[start of Dataset records]

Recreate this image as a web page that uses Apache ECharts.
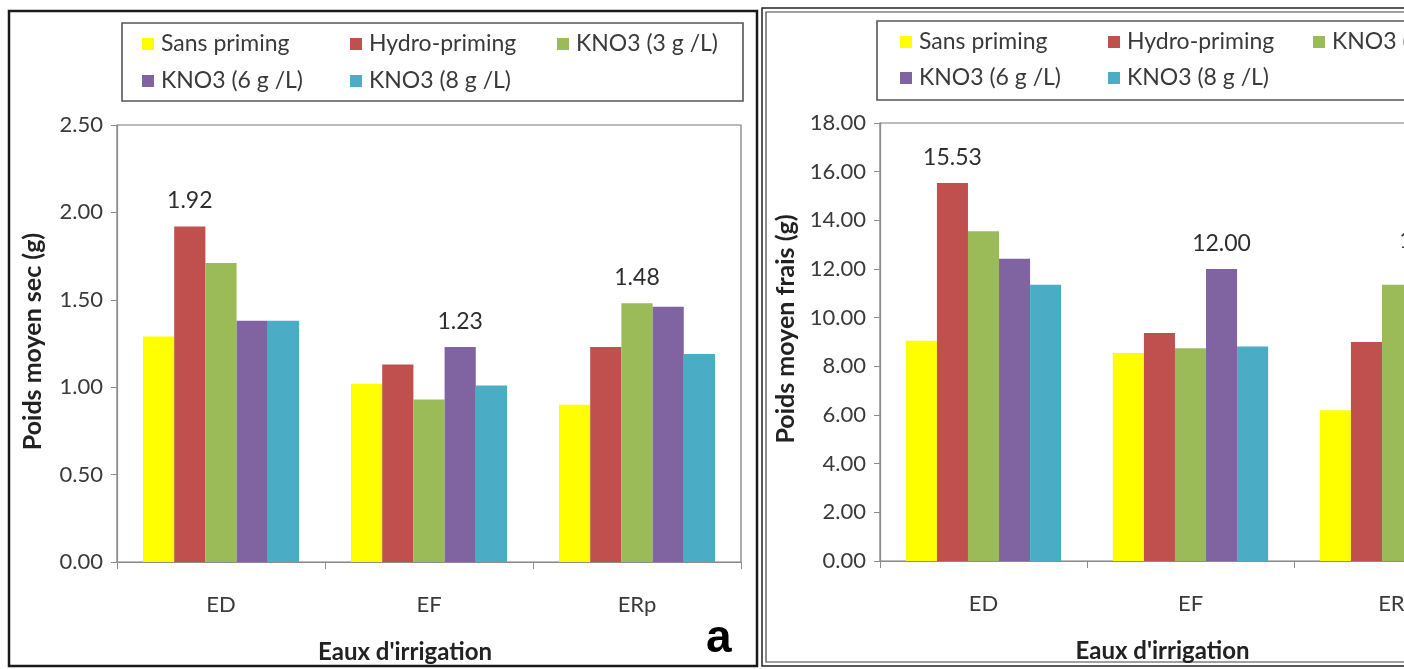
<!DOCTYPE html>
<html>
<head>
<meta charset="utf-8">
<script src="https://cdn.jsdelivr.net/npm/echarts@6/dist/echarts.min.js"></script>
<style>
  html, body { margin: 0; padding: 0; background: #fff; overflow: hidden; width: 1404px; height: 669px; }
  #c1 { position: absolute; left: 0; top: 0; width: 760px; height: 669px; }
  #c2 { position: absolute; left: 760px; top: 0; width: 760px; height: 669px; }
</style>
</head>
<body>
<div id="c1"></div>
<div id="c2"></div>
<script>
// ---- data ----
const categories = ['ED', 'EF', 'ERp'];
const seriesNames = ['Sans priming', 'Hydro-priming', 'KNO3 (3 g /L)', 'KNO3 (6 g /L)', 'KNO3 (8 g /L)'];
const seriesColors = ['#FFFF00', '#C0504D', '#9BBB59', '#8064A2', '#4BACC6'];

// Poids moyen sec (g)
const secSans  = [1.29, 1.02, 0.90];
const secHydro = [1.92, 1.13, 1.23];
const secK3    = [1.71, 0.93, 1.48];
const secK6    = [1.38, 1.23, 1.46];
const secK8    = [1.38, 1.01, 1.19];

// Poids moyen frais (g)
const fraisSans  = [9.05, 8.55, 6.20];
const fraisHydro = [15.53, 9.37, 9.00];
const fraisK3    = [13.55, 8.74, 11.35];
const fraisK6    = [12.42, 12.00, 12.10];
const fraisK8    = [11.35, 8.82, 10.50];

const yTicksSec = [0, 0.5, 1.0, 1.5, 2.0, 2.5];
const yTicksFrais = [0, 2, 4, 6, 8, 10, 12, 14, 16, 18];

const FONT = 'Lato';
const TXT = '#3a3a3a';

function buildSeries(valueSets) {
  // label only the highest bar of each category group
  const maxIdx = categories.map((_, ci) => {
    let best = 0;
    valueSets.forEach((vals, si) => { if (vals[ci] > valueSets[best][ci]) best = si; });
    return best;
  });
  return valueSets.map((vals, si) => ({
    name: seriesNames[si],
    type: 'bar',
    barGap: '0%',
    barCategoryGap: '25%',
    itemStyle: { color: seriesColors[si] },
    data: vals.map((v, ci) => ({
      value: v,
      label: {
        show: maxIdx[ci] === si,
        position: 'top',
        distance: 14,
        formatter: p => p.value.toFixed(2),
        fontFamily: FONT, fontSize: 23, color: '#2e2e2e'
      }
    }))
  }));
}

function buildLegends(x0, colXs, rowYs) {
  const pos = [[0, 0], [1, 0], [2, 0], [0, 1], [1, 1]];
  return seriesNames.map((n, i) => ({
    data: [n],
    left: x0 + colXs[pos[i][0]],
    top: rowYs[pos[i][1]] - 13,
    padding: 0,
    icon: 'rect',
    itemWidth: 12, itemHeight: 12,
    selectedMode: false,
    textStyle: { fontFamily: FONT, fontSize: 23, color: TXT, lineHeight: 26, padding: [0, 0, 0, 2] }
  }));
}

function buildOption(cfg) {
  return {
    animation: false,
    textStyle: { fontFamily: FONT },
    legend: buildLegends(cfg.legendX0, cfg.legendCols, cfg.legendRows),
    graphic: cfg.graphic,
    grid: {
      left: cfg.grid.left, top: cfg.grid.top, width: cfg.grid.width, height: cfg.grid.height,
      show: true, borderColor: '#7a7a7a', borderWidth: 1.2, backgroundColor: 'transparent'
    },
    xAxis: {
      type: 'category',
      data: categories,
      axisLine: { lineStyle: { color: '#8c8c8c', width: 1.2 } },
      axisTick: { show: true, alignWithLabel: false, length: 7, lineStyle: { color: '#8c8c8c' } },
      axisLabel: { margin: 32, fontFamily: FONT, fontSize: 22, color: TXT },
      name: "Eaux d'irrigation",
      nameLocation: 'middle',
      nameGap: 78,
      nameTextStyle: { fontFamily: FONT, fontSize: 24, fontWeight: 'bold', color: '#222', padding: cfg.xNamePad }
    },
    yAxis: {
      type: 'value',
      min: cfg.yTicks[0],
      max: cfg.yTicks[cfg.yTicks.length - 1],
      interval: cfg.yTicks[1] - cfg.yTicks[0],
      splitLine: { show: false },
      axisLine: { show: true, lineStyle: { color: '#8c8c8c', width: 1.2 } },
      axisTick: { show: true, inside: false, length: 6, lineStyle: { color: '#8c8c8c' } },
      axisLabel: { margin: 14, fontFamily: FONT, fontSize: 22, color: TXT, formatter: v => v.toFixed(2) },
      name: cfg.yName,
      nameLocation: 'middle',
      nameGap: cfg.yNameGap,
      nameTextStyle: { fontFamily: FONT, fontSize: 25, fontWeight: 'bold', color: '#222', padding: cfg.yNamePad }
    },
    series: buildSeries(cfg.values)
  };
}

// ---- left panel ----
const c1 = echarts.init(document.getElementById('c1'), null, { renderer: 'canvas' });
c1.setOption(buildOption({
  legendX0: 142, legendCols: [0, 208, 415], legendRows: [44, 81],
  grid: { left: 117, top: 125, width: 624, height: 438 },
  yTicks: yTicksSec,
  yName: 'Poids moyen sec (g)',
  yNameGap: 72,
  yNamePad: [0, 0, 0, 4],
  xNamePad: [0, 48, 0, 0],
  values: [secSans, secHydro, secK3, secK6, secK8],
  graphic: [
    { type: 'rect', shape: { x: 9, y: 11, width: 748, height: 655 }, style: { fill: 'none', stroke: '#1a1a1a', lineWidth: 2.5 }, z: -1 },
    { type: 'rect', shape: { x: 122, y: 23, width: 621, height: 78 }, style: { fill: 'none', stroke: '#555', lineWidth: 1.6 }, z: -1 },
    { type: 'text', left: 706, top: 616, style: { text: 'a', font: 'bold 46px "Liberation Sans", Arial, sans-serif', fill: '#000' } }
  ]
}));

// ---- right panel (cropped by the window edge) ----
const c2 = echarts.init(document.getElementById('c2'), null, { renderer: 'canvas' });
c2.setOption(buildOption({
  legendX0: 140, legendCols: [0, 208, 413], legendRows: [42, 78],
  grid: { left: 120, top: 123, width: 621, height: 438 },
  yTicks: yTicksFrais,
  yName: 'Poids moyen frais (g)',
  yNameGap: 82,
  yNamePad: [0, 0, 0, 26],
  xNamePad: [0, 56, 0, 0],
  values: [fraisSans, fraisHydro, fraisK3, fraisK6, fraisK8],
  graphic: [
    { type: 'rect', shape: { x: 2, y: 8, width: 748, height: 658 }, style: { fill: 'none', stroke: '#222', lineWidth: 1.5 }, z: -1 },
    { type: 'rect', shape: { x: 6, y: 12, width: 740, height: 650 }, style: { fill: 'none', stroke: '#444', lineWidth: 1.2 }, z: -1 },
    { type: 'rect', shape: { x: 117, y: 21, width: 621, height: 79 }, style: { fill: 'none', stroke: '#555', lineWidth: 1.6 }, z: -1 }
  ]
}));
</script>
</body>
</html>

[end of Dataset records]
[start of Dataset records]

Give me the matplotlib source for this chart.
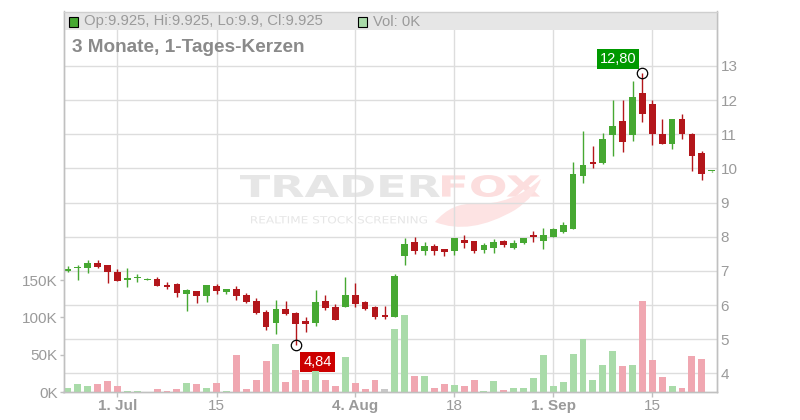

[end of Dataset records]

# Challenge
Your copy should hold only the lines from the one containing "Recreate this image" through the one containing "const TXT = '#3a3a3a';", word for word, with no pictures.

# Completed task
Recreate this image as a web page that uses Apache ECharts.
<!DOCTYPE html>
<html>
<head>
<meta charset="utf-8">
<script src="https://cdn.jsdelivr.net/npm/echarts@6/dist/echarts.min.js"></script>
<style>
  html, body { margin: 0; padding: 0; background: #fff; overflow: hidden; width: 1404px; height: 669px; }
  #c1 { position: absolute; left: 0; top: 0; width: 760px; height: 669px; }
  #c2 { position: absolute; left: 760px; top: 0; width: 760px; height: 669px; }
</style>
</head>
<body>
<div id="c1"></div>
<div id="c2"></div>
<script>
// ---- data ----
const categories = ['ED', 'EF', 'ERp'];
const seriesNames = ['Sans priming', 'Hydro-priming', 'KNO3 (3 g /L)', 'KNO3 (6 g /L)', 'KNO3 (8 g /L)'];
const seriesColors = ['#FFFF00', '#C0504D', '#9BBB59', '#8064A2', '#4BACC6'];

// Poids moyen sec (g)
const secSans  = [1.29, 1.02, 0.90];
const secHydro = [1.92, 1.13, 1.23];
const secK3    = [1.71, 0.93, 1.48];
const secK6    = [1.38, 1.23, 1.46];
const secK8    = [1.38, 1.01, 1.19];

// Poids moyen frais (g)
const fraisSans  = [9.05, 8.55, 6.20];
const fraisHydro = [15.53, 9.37, 9.00];
const fraisK3    = [13.55, 8.74, 11.35];
const fraisK6    = [12.42, 12.00, 12.10];
const fraisK8    = [11.35, 8.82, 10.50];

const yTicksSec = [0, 0.5, 1.0, 1.5, 2.0, 2.5];
const yTicksFrais = [0, 2, 4, 6, 8, 10, 12, 14, 16, 18];

const FONT = 'Lato';
const TXT = '#3a3a3a';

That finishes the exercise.